Euroconstruct (2011A), 72nd Euroconstruct Conference: European Construction Market – Recovery Further Delayed. Country Report, Paris, 2011, http://www.wifo.ac.at/wwa/pubid/43043.

Euroconstruct (2011B), 72nd Euroconstruct Conference: European Construction Market – Recovery Further Delayed. Summary Report, Paris, 2011, http://www.wifo.ac.at/wwa/pubid/43044.

Kunnert, A., Weingärtler, M., 72nd Euroconstruct Conference: European Construction Market – Recovery Further Delayed. Austrian Construction Market – Slow Growth Expected, WIFO, Wien, 2011, http://www.wifo.ac.at/wwa/pubid/43045.

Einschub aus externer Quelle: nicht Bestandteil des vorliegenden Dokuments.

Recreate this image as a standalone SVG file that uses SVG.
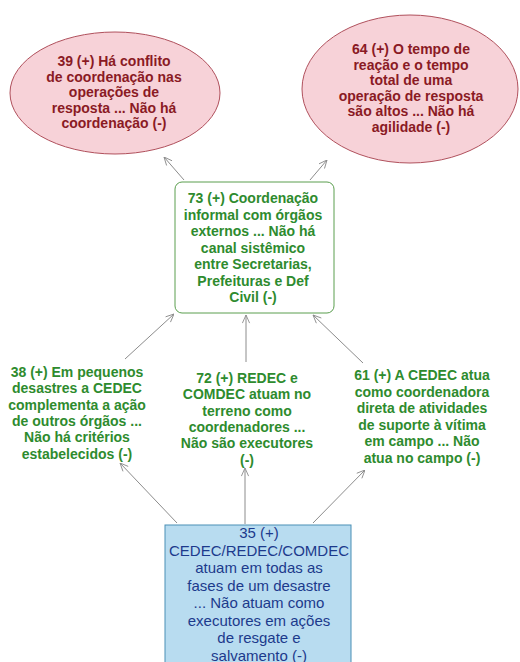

Scheiblecker, M., "Staatsschuldenkrise erfasst die Realwirtschaft. Prognose für 2012 und 2013", WIFO-Monatsberichte, 2012, 85(1), S. 3-15, http://www.wifo.ac.at/wwa/pubid/43372.

 

Delayed Recovery – Downward Trend Continues for the European Construction Market. Summary

The European construction sector remains stagnant. This is due to the slowdown of the European economy and an adverse macroeconomic environment. Currently, no signs for a recovery of the sector can be detected for the 19 European countries that were analysed by the Euroconstruct network at the 72nd Euroconstruct conference in Paris in November 2011. For 2012, construction output is expected to decline slightly (0.3 percent) so that the construction industry will shrink for the fifth year in a row. The construction growth path varies considerably among the 19 countries: on the one hand, Portugal, Spain, the UK and Ireland are still severely affected by the aftermath of the financial and economic crisis and the imbalances of their real estate markets. The Nordic countries on the other hand are set on a stable course of recovery. For the Austrian construction sector, a slow but positive development is expected till 2014.